As the one grieving, I just need to know my friends care, and are available. I need to know that they love me, even when they don't understand me, and even when they have not walked through some of the dark valleys I have walked. I don't want their lack of loss to stand in the way of our friendship; I want to be able to rejoice with them in their joys, and weep with them in their losses, and I want them to do the same for me.

But then I find myself on the other side of grief. I don't just want to stand by awkwardly, not knowing how to express that I care. I want my grieving friends to know that I love them, even when I don't understand every detail of their situation. If I have not lost in the same way they have, I don't want my lack of loss to stand in the way of our friendship.

Grief changes us.

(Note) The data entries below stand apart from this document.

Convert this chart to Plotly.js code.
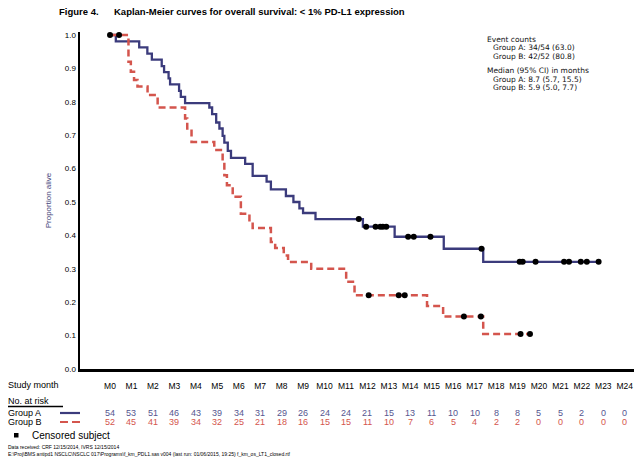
<!DOCTYPE html>
<html>
<head>
<meta charset="utf-8">
<script src="https://cdn.plot.ly/plotly-3.0.1.min.js"></script>
<style>html,body{margin:0;padding:0;background:#fff;}#chart{width:634px;height:461px;}</style>
</head>
<body>
<div id="chart"></div>
<script>
// ---- Data ----
const studyMonths = [0,1,2,3,4,5,6,7,8,9,10,11,12,13,14,15,16,17,18,19,20,21,22,23,24];
const monthLabels = studyMonths.map(m => 'M' + m);
const yTickValues = [0,0.1,0.2,0.3,0.4,0.5,0.6,0.7,0.8,0.9,1.0];
const yTickLabels = ['0.0','0.1','0.2','0.3','0.4','0.5','0.6','0.7','0.8','0.9','1.0'];

// Group A Kaplan-Meier step function (time in months, survival after the step)
const timesA = [0,0.27,1.36,1.74,1.95,2.41,2.52,2.73,2.8,3.22,3.3,3.5,4.63,4.76,4.95,5.1,5.25,5.33,5.49,5.64,6.3,6.65,7.3,7.5,8.2,8.55,8.83,9.0,9.58,11.79,13.27,15.56,17.4,22.78];
const survA  = [1.0,0.981,0.963,0.944,0.926,0.907,0.889,0.870,0.852,0.833,0.815,0.796,0.783,0.763,0.738,0.72,0.698,0.678,0.653,0.632,0.614,0.578,0.561,0.538,0.518,0.5,0.481,0.467,0.449,0.426,0.396,0.36,0.321,0.321];
// Group B Kaplan-Meier step function
const timesB = [0,0.86,0.97,1.12,1.28,1.75,2.22,3.5,3.6,3.8,4.86,5.25,5.33,5.45,5.72,6.1,6.5,6.65,7.5,7.7,8.1,8.3,9.38,11.01,11.4,14.78,15.53,17.4,19.58];
const survB  = [1.0,0.92,0.89,0.865,0.846,0.82,0.783,0.75,0.72,0.68,0.656,0.62,0.58,0.55,0.516,0.465,0.44,0.422,0.38,0.362,0.34,0.32,0.30,0.261,0.221,0.189,0.157,0.105,0.105];

// Censoring times
const censorA = [0,11.6,11.94,12.38,12.6,12.72,12.88,13.9,14.16,14.94,17.32,19.1,19.24,19.84,21.17,21.4,21.95,22.23,22.78];
const censorB = [0.42,12.06,13.46,13.74,16.5,17.29,19.14,19.58];

// Numbers at risk
const atRiskA = [54,53,51,46,43,39,34,31,29,26,24,24,21,15,13,11,10,10,8,8,5,5,2,0,0];
const atRiskB = [52,45,41,39,34,32,25,21,18,16,15,15,11,10,7,6,5,4,2,2,0,0,0,0,0];

const legendLines = [
  {text:'Event counts', indent:0},
  {text:'Group A: 34/54 (63.0)', indent:1},
  {text:'Group B: 42/52 (80.8)', indent:1},
  {text:'Median (95% CI) in months', indent:0},
  {text:'Group A: 8.7 (5.7, 15.5)', indent:1},
  {text:'Group B: 5.9 (5.0, 7.7)', indent:1}
];

// ---- Helpers ----
function survAt(times, surv, t){
  let v = surv[0];
  for (let i = 0; i < times.length; i++){ if (times[i] <= t) v = surv[i]; }
  return v;
}
const FONT = 'Liberation Sans, Arial, sans-serif';
const WIDE = 'DejaVu Sans, Liberation Sans, sans-serif';
const BLUE = '#3b3b7c';
const RED = '#d4554d';
const L = 80, R = 634, T = 32, B = 369;
const px = x => (x - L) / (R - L);
const py = y => (B - y) / (B - T);

const traces = [
  {x: timesA, y: survA, mode:'lines', line:{shape:'hv', color:BLUE, width:2.3}, hoverinfo:'skip', showlegend:false},
  {x: timesB, y: survB, mode:'lines', line:{shape:'hv', color:RED, width:2.5, dash:'7px,4px'}, hoverinfo:'skip', showlegend:false},
  {x: censorA, y: censorA.map(t => survAt(timesA, survA, t)), mode:'markers', marker:{color:'#000', size:6}, cliponaxis:false, hoverinfo:'skip', showlegend:false},
  {x: censorB, y: censorB.map(t => survAt(timesB, survB, t)), mode:'markers', marker:{color:'#000', size:6}, cliponaxis:false, hoverinfo:'skip', showlegend:false}
];

const ann = [];
function txt(text, x, y, font){
  ann.push({text:text, x:px(x), y:py(y), xref:'paper', yref:'paper', showarrow:false, borderpad:0,
    xanchor:'left', yanchor:'middle', font:font});
}
txt('<b>Figure 4.</b>', 58, 12, {family:FONT, size:9.5, color:'#000'});
const legendY = [39.5, 48, 56.5, 70.5, 79, 87.5];
legendLines.forEach((l, i) => txt(l.text, l.indent ? 492 : 486, legendY[i], {family:WIDE, size:7.5, color:'#111'}));
txt('Study month', 7, 385, {family:FONT, size:9, color:'#000'});
txt('No. at risk', 7, 401, {family:FONT, size:9, color:'#000'});
txt('Group A', 7, 413, {family:FONT, size:9, color:'#000'});
txt('Group B', 7, 421.5, {family:FONT, size:9, color:'#000'});
txt('Censored subject', 31, 435.5, {family:FONT, size:10, color:'#000'});
txt('Data received: CRF 12/15/2014, IVRS 12/15/2014', 7, 447, {family:FONT, size:5, color:'#000'});
txt('E:\\Proj\\BMS antipd1 NSCLC\\NSCLC 017\\Programs\\f_km_PDL1.sas v004 (last run: 01/06/2015, 19:25) f_km_os_LT1_closed.rtf', 7, 453.5, {family:FONT, size:5, color:'#000'});

studyMonths.forEach((m, i) => {
  ann.push({text:String(atRiskA[i]), x:m, y:py(413.3), xref:'x', yref:'paper', showarrow:false, borderpad:0, xanchor:'center', yanchor:'middle', font:{family:FONT, size:9, color:'#55558f'}});
  ann.push({text:String(atRiskB[i]), x:m, y:py(421.7), xref:'x', yref:'paper', showarrow:false, borderpad:0, xanchor:'center', yanchor:'middle', font:{family:FONT, size:9, color:RED}});
});

const shapes = [
  {type:'line', xref:'paper', yref:'paper', x0:px(8), x1:px(63), y0:py(406.5), y1:py(406.5), line:{color:'#000', width:1.3}},
  {type:'line', xref:'paper', yref:'paper', x0:px(60), x1:px(80), y0:py(413), y1:py(413), line:{color:BLUE, width:2.2}},
  {type:'line', xref:'paper', yref:'paper', x0:px(60), x1:px(80), y0:py(422), y1:py(422), line:{color:RED, width:2.2, dash:'8px,4px'}},
  {type:'rect', xref:'paper', yref:'paper', x0:px(14), x1:px(18.5), y0:py(437.5), y1:py(433), line:{width:0}, fillcolor:'#000'}
];

const layout = {
  width:634, height:461,
  margin:{l:L, r:634-R, t:T, b:461-B},
  paper_bgcolor:'#fff', plot_bgcolor:'#fff',
  title:{text:'<b>Kaplan-Meier curves for overall survival: &lt; 1% PD-L1 expression</b>', x:114/634, xanchor:'left', xref:'container', y:1-12/461, yanchor:'middle', font:{family:FONT, size:9.5, color:'#000'}},
  xaxis:{range:[-1.4, 24.43], showline:true, linecolor:'#000', linewidth:2.5, tickvals:studyMonths, ticktext:monthLabels,
    ticks:'', tickfont:{family:FONT, size:8.5, color:'#000'}, ticklabelstandoff:7, showgrid:false, zeroline:false, fixedrange:true},
  yaxis:{range:[0, 1.009], showline:true, linecolor:'#000', linewidth:2.5, tickvals:yTickValues, ticktext:yTickLabels,
    ticks:'', tickfont:{family:FONT, size:8, color:'#000'}, showgrid:false, zeroline:false, fixedrange:true,
    title:{text:'Proportion alive', font:{family:FONT, size:8, color:'#45457a'}, standoff:12}},
  annotations:ann,
  shapes:shapes,
  showlegend:false
};

Plotly.newPlot('chart', traces, layout, {displayModeBar:false, staticPlot:true});
</script>
</body>
</html>
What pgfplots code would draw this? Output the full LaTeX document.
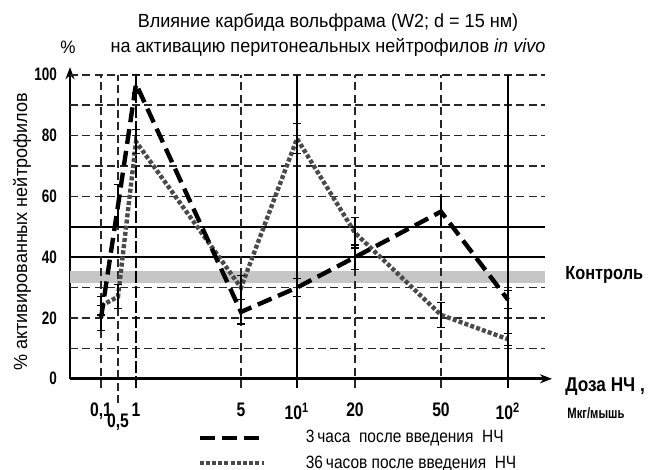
\documentclass[border=0pt]{standalone}
\usepackage{fontspec}
\setmainfont{Liberation Sans}
\newfontfamily\cnd[FakeStretch=0.75]{Liberation Sans}
\newfontfamily\xcn[FakeStretch=0.8]{Liberation Sans}
\newfontfamily\lgd[FakeStretch=0.87]{Liberation Sans}
\newfontfamily\bnd[FakeStretch=0.86]{Liberation Sans}
\newfontfamily\nrw[FakeStretch=0.95]{Liberation Sans}
\usepackage{pgfplots}
\pgfplotsset{compat=1.18}
\usetikzlibrary{arrows.meta}
\definecolor{dotgray}{HTML}{4A4A4A}
\definecolor{bandgray}{HTML}{C6C6C6}
\definecolor{gridk}{HTML}{262626}
\tikzset{
  thin grid/.style={draw=gridk,line width=0.75pt,dash pattern=on 4pt off 2.2pt},
  thick grid/.style={draw=black,line width=1.1pt},
  tl/.style={font=\cnd\bfseries\fontsize{9}{10}\selectfont},
  xl/.style={font=\xcn\bfseries\fontsize{9.8}{10}\selectfont},
}

\begin{document}
\begin{tikzpicture}
\path[use as bounding box] (-35pt,-45.6pt) rectangle (289.5pt,189.4pt);
\begin{axis}[
  anchor=south west, at={(0pt,0pt)},
  x=0.5pt, y=1.52pt,
  xmin=0, xmax=482, ymin=0, ymax=102.5,
  axis lines=left,
  axis line style={line width=1.4pt,-{Stealth[length=6pt,width=4.5pt]}},
  major tick length=0pt,
  xtick={31,66,171,227,285,371,438},
  xticklabels={{0{,}1},1,5,10\textsuperscript{1},20,50,10\textsuperscript{2}},
  extra x ticks={48},
  extra x tick labels={{0{,}5}},
  extra x tick style={xticklabel style={yshift=-5.5pt}},
  xticklabel style={xl,yshift=-8.5pt},
  ytick={0,20,...,100},
  yticklabel style={tl,xshift=-3pt},
  /pgf/number format/assume math mode=true,
  clip=false,
  title={Влияние карбида вольфрама (W2; d = 15 нм)\\на активацию перитонеальных нейтрофилов \textit{in vivo}},
  title style={at={(axis cs:258,109.3)},anchor=center,align=center,
               font=\nrw\fontsize{9.5}{12.5}\selectfont},
  ylabel={\% активированных нейтрофилов},
  ylabel style={at={(axis cs:-48,48.3)},anchor=center,
                font=\nrw\fontsize{9.5}{10}\selectfont},
  reverse legend,
  legend cell align=left,
  legend image code/.code={\draw[#1] (0pt,0pt) -- (32pt,0pt);},
  legend style={at={(axis description cs:0.2635,-0.152)},anchor=north west,
                draw=none,fill=none,inner sep=0pt,row sep=0.8pt,
                font=\lgd\fontsize{8.9}{10}\selectfont,
                /tikz/every odd column/.append style={column sep=18pt}},
]
% control band
\addplot[fill=bandgray,draw=none,forget plot] coordinates {(0,31.5) (475,31.5) (475,35.6) (0,35.6)} -- cycle;
% horizontal grid
\draw[thin grid] (0,10) -- (475,10);
\draw[thin grid] (0,20) -- (475,20);
\draw[thin grid] (0,30) -- (475,30);
\draw[thin grid] (0,60) -- (475,60);
\draw[thin grid] (0,70) -- (475,70);
\draw[thin grid] (0,80) -- (475,80);
\draw[thin grid] (0,90) -- (475,90);
\draw[thin grid] (0,100) -- (475,100);
\draw[thick grid] (0,40) -- (475,40);
\draw[thick grid] (0,50) -- (475,50);
% vertical grid
\draw[thin grid] (31,-3) -- (31,100);
\draw[thin grid] (48,-8) -- (48,100);
\draw[thin grid] (171,-3) -- (171,100);
\draw[thin grid] (285,-3) -- (285,100);
\draw[thin grid] (371,-3) -- (371,100);
\draw[thick grid,dash pattern=on 6pt off 1.5pt] (66,-3) -- (66,100);
\draw[thick grid] (227,-3) -- (227,100);
\draw[thick grid] (438,-3) -- (438,100);

% 36 hours
\addplot[dotgray,line width=2.2pt,dash pattern=on 2pt off 1.1pt,
  error bars/.cd,y dir=both,y explicit,
  error bar style={solid,black,line width=0.6pt},
  error mark options={solid,black,rotate=90,mark size=2pt,line width=0.6pt}]
  coordinates {
  (31,24) +- (0,3)
  (48,27) +- (0,4)
  (66,78) +- (0,4)
  (171,30) +- (0,4)
  (227,79) +- (0,5)
  (285,48) +- (0,5)
  (371,21) +- (0,4)
  (438,13) +- (0,2)
};
\addlegendentry{36\,часов после введения\ \ НЧ}
% 3 hours
\addplot[black,line width=2.2pt,dash pattern=on 7.5pt off 3.5pt,
  error bars/.cd,y dir=both,y explicit,
  error bar style={solid,black,line width=0.6pt},
  error mark options={solid,black,rotate=90,mark size=2pt,line width=0.6pt}]
  coordinates {
  (31,20) +- (0,4)
  (48,57) +- (0,7)
  (66,97) +- (0,3)
  (171,22) +- (0,4)
  (227,30) +- (0,3)
  (285,40) +- (0,4)
  (371,55) +- (0,5)
  (438,26) +- (0,3)
};
\addlegendentry{3\,часа\ \ после введения\ \ НЧ}

\node[font=\nrw\fontsize{9}{10}\selectfont] at (-2,109.1) {\%};
\node[anchor=west,inner sep=0pt,font=\bnd\bfseries\fontsize{9.5}{10}\selectfont] at (495,34.1) {Контроль};
\node[anchor=west,inner sep=0pt,font=\bnd\bfseries\fontsize{10}{11}\selectfont] at (495,-2.7) {Доза НЧ ,};
\node[anchor=west,inner sep=0pt,font=\cnd\bfseries\fontsize{7.5}{8}\selectfont] at (497,-11.25) {Мкг/мышь};
\end{axis}
\end{tikzpicture}
\end{document}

I am not the same person I was before I experienced grief. So when you look at me, don't expect to find the same person I was before I encountered grief. It's okay to learn to know me for the person I am now, but that doesn't mean you need to know every detail of the things I've experienced. Sometimes, that's why I'm not eager to be part of a crowd who used to know me. They want to know how I'm doing, and what's been happening. Sometimes, that's okay. But sometimes, I don't feel like Explaining Things. I just need grace, lots of grace.


And when I find myself on the other side of this thing called grief, I want to show grace, lots of grace.   

3 comments:

  1. I could not have said this better. In fact, I appreciate you putting into words what I have been feeling.